The performance of devices based on molecular materials is not only determined by intrinsic properties of the molecular building blocks. The molecular orientation, the film morphology as well as the nature of the interfaces are crucial for the device performance. By probing vibrations and optical transitions, (magneto-)optical spectroscopic techniques provide excellent tools to explore molecular properties and film properties.

In this project thin films of magnetic molecules will be deposited by spin and dip coating as well as by organic molecular beam deposition onto flat substrates and their properties will be investigated by optical and magneto-optical spectroscopic methods. The knowledge on the film properties will be transferred to the fabrication of laterally stacked spintronic devices on substrates structured by semiconductor processing (lithography, Si patterning, oxide and metal deposition).

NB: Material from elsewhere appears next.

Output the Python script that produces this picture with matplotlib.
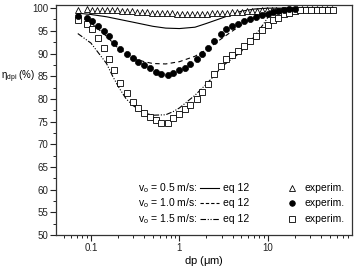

SP9: Transport through spin-polarized semiconductor/molecule/semiconductor tunnel junctions

This project aims at polarizable molecular spins in a tunneling barrier manipulated by an external magnetic field and operated as true spin valves, either for the generation or the control of highly spin-polarized currents. However, transport through magnetic self-assembled molecular layers (SAM) has been limited to metal/molecule/metal or - in much fewer cases - metal/molecule/semiconductor junctions. Ultimately, it would be desirable to create a metal free semiconductor/molecule/semiconductor (S/SAM/S) junction to make full use of the unique band structure tunability of intentionally doped semiconductors. In a first approximation, for semiconductor/molecule junctions, the corresponding barrier height is the energy difference between the edge of the conduction or valence band and the LUMO or HOMO, respectively, depending on the semiconductor doping type [A6]. Once the barrier can be tuned by changing the semiconductor doping type, S/SAM/S junctions would allow us to control the charge injection in the magnetic molecules by carefully setting the doping concentration of both semiconducting electrodes. This would for example allow studying transport through a p-type/molecule/n-type junction, which - for degenerate semiconductors - could reveal new features in the IV curve of an interband tunneling diode. Furthermore, a technique that allows large scale integration of S/SAM/S devices on a single chip would be highly desirable. While the assembly of molecules on a semiconductor (and therefore a bottom contact) is possible, the great challenge is to establish an equally good top semiconductor contact to a molecular layer, which has not been achieved, yet. The aim of this project is therefore to fabricate - for the first time - molecular magnet-based S/SAM/S spin-valves and the investigation of the transport properties of such vertical, but also horizontal devices.